======== Given data ========

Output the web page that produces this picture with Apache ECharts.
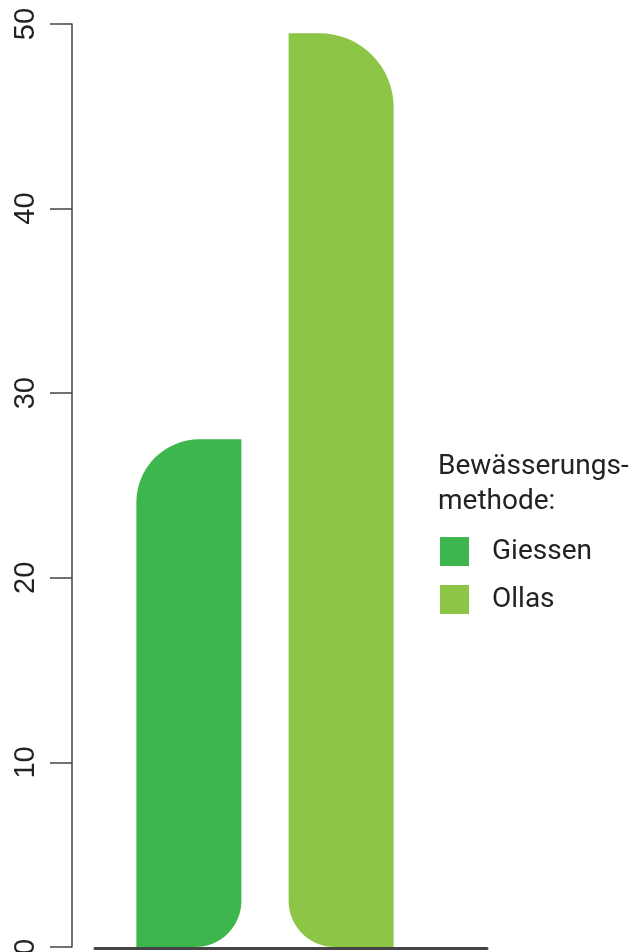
<!DOCTYPE html>
<html>
<head>
<meta charset="utf-8">
<script src="https://cdn.jsdelivr.net/npm/echarts@6/dist/echarts.min.js"></script>
<style>html,body{margin:0;padding:0;background:#fff}#c{width:639px;height:952px}</style>
</head>
<body>
<div id="c"></div>
<script>
var categories = [''];
var seriesNames = ['Giessen', 'Ollas'];
var giessenValues = [27.5];
var ollasValues = [49.5];
var yTicks = [0, 10, 20, 30, 40, 50];
var legendTitle = 'Bewässerungs-\nmethode:';

var chart = echarts.init(document.getElementById('c'), null, {renderer: 'canvas'});
chart.setOption({
  animation: false,
  backgroundColor: '#fff',
  title: {
    text: legendTitle,
    left: 438, top: 449,
    padding: 0,
    textStyle: {fontFamily: 'Roboto', fontSize: 28, fontWeight: 'normal', color: '#222', lineHeight: 35}
  },
  legend: {
    orient: 'vertical', left: 440, top: 537, padding: 0,
    itemWidth: 29, itemHeight: 29, itemGap: 19, icon: 'rect',
    data: seriesNames,
    textStyle: {fontFamily: 'Roboto', fontSize: 28, color: '#222', padding: [0, 0, 0, 18]}
  },
  grid: [
    {left: 95, right: 204, top: 24, bottom: 5, containLabel: false, outerBoundsMode: 'none'},
    {left: 95, right: 152, top: 24, bottom: 3.5, containLabel: false, outerBoundsMode: 'none'}
  ],
  xAxis: [
    {type: 'category', gridIndex: 0, data: categories, axisLine: {show: false}, axisTick: {show: false}, axisLabel: {show: false}},
    {type: 'category', gridIndex: 1, data: categories, axisLine: {show: true, lineStyle: {color: '#444', width: 3}}, axisTick: {show: false}, axisLabel: {show: false}}
  ],
  yAxis: [
    {type: 'value', gridIndex: 0, min: 0, max: 50, interval: 10, offset: 23,
     axisLine: {show: true, lineStyle: {color: '#444', width: 1.5}},
     axisTick: {show: true, length: 22, lineStyle: {color: '#444', width: 1.5}},
     splitLine: {show: false},
     axisLabel: {rotate: 90, margin: 32, fontFamily: 'Liberation Sans', fontSize: 29, color: '#222',
       formatter: function (v) { return yTicks.indexOf(v) >= 0 ? String(v) : ''; }}},
    {type: 'value', gridIndex: 1, min: 0, max: 50, show: false}
  ],
  series: [
    {name: seriesNames[0], type: 'bar', xAxisIndex: 0, yAxisIndex: 0, data: giessenValues,
     barWidth: 105, barGap: '45%',
     itemStyle: {color: '#3cb64d', borderRadius: [63, 0, 46, 0]}},
    {name: seriesNames[1], type: 'bar', xAxisIndex: 0, yAxisIndex: 0, data: ollasValues,
     barWidth: 105, barGap: '45%',
     itemStyle: {color: '#8dc646', borderRadius: [0, 74, 0, 46]}}
  ]
});
</script>
</body>
</html>
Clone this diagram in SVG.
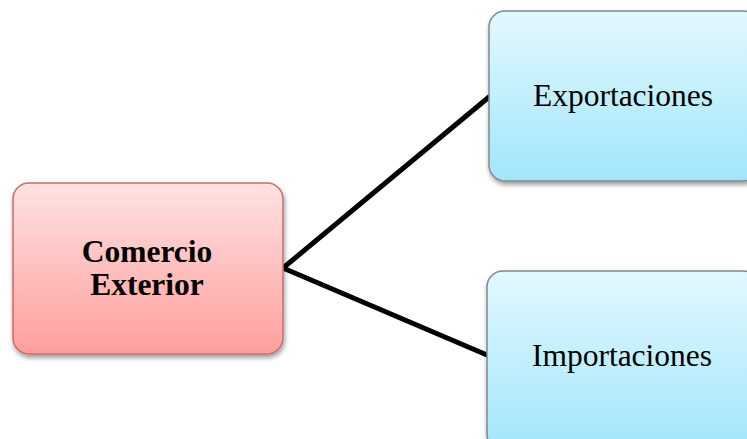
<svg xmlns="http://www.w3.org/2000/svg" width="747" height="439" viewBox="0 0 747 439">
  <defs>
    <linearGradient id="redFill" x1="0" y1="0" x2="0" y2="1">
      <stop offset="0" stop-color="#ffe2e2"/>
      <stop offset="1" stop-color="#ff9e9c"/>
    </linearGradient>
    <linearGradient id="blueFill" x1="0" y1="0" x2="0" y2="1">
      <stop offset="0" stop-color="#e2f8ff"/>
      <stop offset="1" stop-color="#a2e6fb"/>
    </linearGradient>
    <filter id="shadow" x="-10%" y="-10%" width="125%" height="130%">
      <feGaussianBlur in="SourceAlpha" stdDeviation="2.5"/>
      <feOffset dx="1" dy="3" result="b"/>
      <feComponentTransfer><feFuncA type="linear" slope="0.4"/></feComponentTransfer>
      <feMerge><feMergeNode/><feMergeNode in="SourceGraphic"/></feMerge>
    </filter>
  </defs>
  <style>
    .label { font-family: "Liberation Serif", "Times New Roman", serif; fill: #000; text-anchor: middle; }
    .conn { stroke: #000; stroke-width: 5; fill: none; stroke-linecap: round; }
  </style>
  <rect width="747" height="439" fill="#ffffff"/>

  <g id="connectors">
    <line class="conn" x1="283" y1="268" x2="489" y2="97"/>
    <line class="conn" x1="283" y1="268" x2="487" y2="355"/>
  </g>

  <g id="comercio-exterior">
    <rect x="13" y="183" width="270" height="171" rx="16" fill="url(#redFill)" stroke="#cc6b6b" stroke-width="1.5" filter="url(#shadow)"/>
    <text class="label" x="147" y="262" font-size="31.5" font-weight="bold">Comercio</text>
    <text class="label" x="147" y="295" font-size="31.5" font-weight="bold">Exterior</text>
  </g>

  <g id="exportaciones">
    <rect x="489" y="11" width="270" height="170" rx="16" fill="url(#blueFill)" stroke="#7f8a8f" stroke-width="1.5" filter="url(#shadow)"/>
    <text class="label" x="623" y="106" font-size="31.5">Exportaciones</text>
  </g>

  <g id="importaciones">
    <rect x="487" y="271" width="272" height="180" rx="16" fill="url(#blueFill)" stroke="#7f8a8f" stroke-width="1.5" filter="url(#shadow)"/>
    <text class="label" x="622" y="366" font-size="31.5">Importaciones</text>
  </g>
</svg>
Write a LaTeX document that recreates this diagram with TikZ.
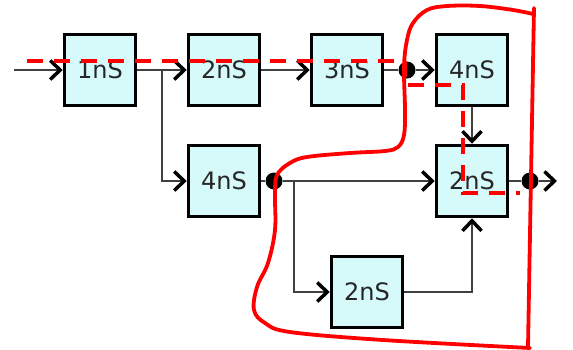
\documentclass[tikz,border=0pt]{standalone}
\usepackage{fontspec}
\setmainfont{DejaVu Sans}
\usepackage{xcolor}
\definecolor{boxfill}{RGB}{214,250,250}
\usetikzlibrary{arrows.meta,positioning}
\begin{document}
\begin{tikzpicture}[
      x=1pt,y=-1pt,
      delay/.style={draw=black,line width=3.5pt,fill=boxfill,minimum size=71pt,inner sep=0pt,
        text=black!85,font=\fontsize{24}{30}\selectfont},
      wire/.style={line width=1.6pt,draw=black!75},
      trans/.style={wire,-{Straight Barb[length=10pt,width=19pt,line width=3.5pt,black]}},
      dot/.style={circle,fill=black,inner sep=0pt,minimum size=17pt},
      cutline/.style={red,line width=3.8pt,line cap=round},
      critpath/.style={red,line width=3.8pt,dash pattern=on 16pt off 11pt},
      ]
      \useasboundingbox (0,0) rectangle (573,349);
      % delay blocks
      \node (b1) at (100,70) [delay] {1nS};
      \node (b2) at (224,70) [delay] {2nS};
      \node (b3) at (347,70) [delay] {3nS};
      \node (b4) at (472,70) [delay] {4nS};
      \node (m4) at (224,181) [delay] {4nS};
      \node (r2) at (472,181) [delay] {2nS};
      \node (l2) at (367,292) [delay] {2nS};
      % dots and free ends
      \node (d1) at (407,70) [dot] {};
      \node (d2) at (274,181) [dot] {};
      \node (d3) at (530,181) [dot] {};
      \coordinate (in) at (14,70);
      \coordinate (out) at (557,181);
      \coordinate (s1) at (162,70);
      \coordinate (s2) at (294,181);

      \draw [trans] (in) -- (b1);
      \draw [trans] (b1) -- (b2);
      \draw [trans] (s1) |- (m4);
      \draw [trans] (b2) -- (b3);
      \draw [wire] (b3) -- (d1);
      \draw [trans] (d1) -- (b4);
      \draw [trans] (b4) -- (r2);
      \draw [wire] (m4) -- (d2);
      \draw [trans] (d2) -- (r2);
      \draw [trans] (s2) |- (l2);
      \draw [trans] (l2) -| (r2);
      \draw [wire] (r2) -- (d3);
      \draw [trans] (d3) -- (out);

      % cut
      \draw [cutline] plot[smooth,tension=0.6] coordinates {
        (533,14) (513,10) (480,6) (447,6) (427,10) (413,23) (407,40) (404,67)
        (405,110) (404,135) (398,147) (385,151) (350,153) (307,157) (290,163)
        (277,175) (275,195) (275,230) (268,263) (257,287) (254,310) (265,323)
        (290,332) (383,340) (530,348)};
      \draw [cutline] (534,8) -- (528,347);
      % critical path
      \draw [critpath] (27,61) -- (405,61) -- (405,85) -- (463,85) -- (463,193) -- (520,193);
\end{tikzpicture}
\end{document}
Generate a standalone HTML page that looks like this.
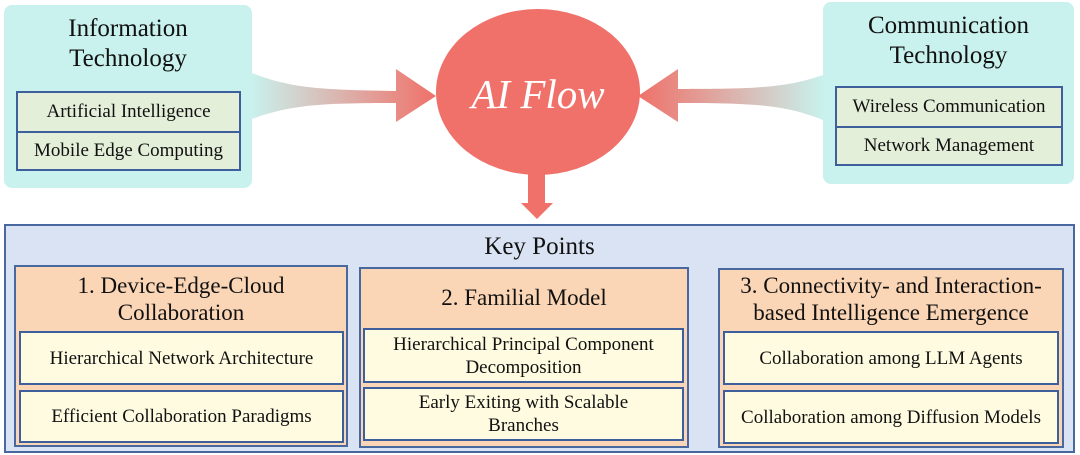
<!DOCTYPE html>
<html><head><meta charset="utf-8"><style>
*{margin:0;padding:0;box-sizing:border-box}
body{width:1080px;height:455px;background:#fff;position:relative;overflow:hidden;font-family:"Liberation Serif","Times New Roman",Times,serif;color:#111}
.a{position:absolute}
.teal{background:#c9f1ed;border-radius:8px}
.t{text-align:center;font-size:25px;line-height:30px;font-family:"Liberation Serif",Times,serif}
.sb{border:2px solid #3d5f9c;background:#e4efd9}
.sb div{height:50%;display:flex;align-items:center;justify-content:center;font-size:19px;font-family:"Liberation Serif",Times,serif}
.sb div+div{border-top:2px solid #3d5f9c}
.col{background:#fbd6b6;border:2px solid #4a68a0}
.it{position:absolute;background:#fefbe0;border:2px solid #3d5f9c;display:flex;align-items:center;justify-content:center;text-align:center;font-size:19px;line-height:23px;font-family:"Liberation Serif",Times,serif}
</style></head><body>
<div class="a teal" style="left:4px;top:5px;width:248px;height:183px"></div>
<div class="a t" style="left:4px;top:14px;width:248px">Information<br>Technology</div>
<div class="a sb" style="left:16px;top:91px;width:225px;height:80px"><div>Artificial Intelligence</div><div>Mobile Edge Computing</div></div>

<div class="a teal" style="left:823px;top:2px;width:251px;height:182px"></div>
<div class="a t" style="left:823px;top:11px;width:251px">Communication<br>Technology</div>
<div class="a sb" style="left:835px;top:86px;width:228px;height:80px"><div>Wireless Communication</div><div>Network Management</div></div>

<svg class="a" style="left:0;top:0" width="1080" height="230">
<defs>
<linearGradient id="g1" x1="252" x2="436" y1="0" y2="0" gradientUnits="userSpaceOnUse"><stop offset="0" stop-color="#c9f1ed"/><stop offset="1" stop-color="#ef7169"/></linearGradient>
<linearGradient id="g2" x1="823" x2="638" y1="0" y2="0" gradientUnits="userSpaceOnUse"><stop offset="0" stop-color="#c9f1ed"/><stop offset="1" stop-color="#ef7169"/></linearGradient>
</defs>
<path d="M252 73 C290 88 320 90 396 91 L396 69 L436 96 L396 122 L396 103 C320 103 290 105 252 119 Z" fill="url(#g1)"/>
<path d="M823 75 C785 88 755 89 678 89 L678 69 L638 96 L678 122 L678 103 C755 103 785 105 823 120 Z" fill="url(#g2)"/>
<ellipse cx="538" cy="92" rx="102" ry="83" fill="#ef7169"/>
<path d="M528 170 L545 170 L545 203 L553 203 L537 219 L521 203 L528 203 Z" fill="#ef7169"/>
<text x="538" y="108" text-anchor="middle" font-family="Liberation Serif, Times, serif" font-style="italic" font-size="41" fill="#fff">AI Flow</text>
</svg>

<div class="a" style="left:4px;top:224px;width:1071px;height:229px;background:#dae3f3;border:2px solid #4a68a0"></div>
<div class="a t" style="left:4px;top:232px;width:1071px">Key Points</div>

<div class="a col" style="left:14px;top:265px;width:334px;height:182px"></div>
<div class="a t" style="left:14px;top:272px;width:334px;font-size:23px;line-height:27px">1. Device-Edge-Cloud<br>Collaboration</div>
<div class="it" style="left:19px;top:331px;width:325px;height:54px">Hierarchical Network Architecture</div>
<div class="it" style="left:19px;top:390px;width:325px;height:53px">Efficient Collaboration Paradigms</div>

<div class="a col" style="left:359px;top:267px;width:330px;height:181px"></div>
<div class="a t" style="left:359px;top:284px;width:330px;font-size:23px;line-height:27px">2. Familial Model</div>
<div class="it" style="left:363px;top:328px;width:321px;height:55px">Hierarchical Principal Component<br>Decomposition</div>
<div class="it" style="left:363px;top:387px;width:321px;height:54px">Early Exiting with Scalable<br>Branches</div>

<div class="a col" style="left:718px;top:268px;width:346px;height:180px"></div>
<div class="a t" style="left:718px;top:272px;width:346px;font-size:23px;line-height:27px">3. Connectivity- and Interaction-<br>based Intelligence Emergence</div>
<div class="it" style="left:723px;top:331px;width:336px;height:54px">Collaboration among LLM Agents</div>
<div class="it" style="left:723px;top:390px;width:336px;height:54px">Collaboration among Diffusion Models</div>
</body></html>
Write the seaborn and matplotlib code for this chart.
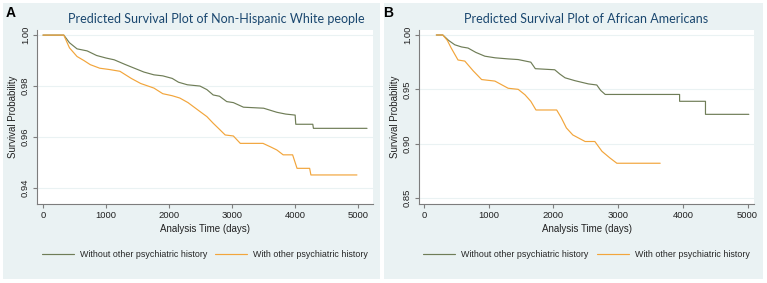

========

What to work on
Please quote exactly the run of lines that starts the entries and ends at the line containing "var legendTitle = 'Bewässerungs-\nmethode:';", leaving out every picture.

Final answer
Output the web page that produces this picture with Apache ECharts.
<!DOCTYPE html>
<html>
<head>
<meta charset="utf-8">
<script src="https://cdn.jsdelivr.net/npm/echarts@6/dist/echarts.min.js"></script>
<style>html,body{margin:0;padding:0;background:#fff}#c{width:639px;height:952px}</style>
</head>
<body>
<div id="c"></div>
<script>
var categories = [''];
var seriesNames = ['Giessen', 'Ollas'];
var giessenValues = [27.5];
var ollasValues = [49.5];
var yTicks = [0, 10, 20, 30, 40, 50];
var legendTitle = 'Bewässerungs-\nmethode:';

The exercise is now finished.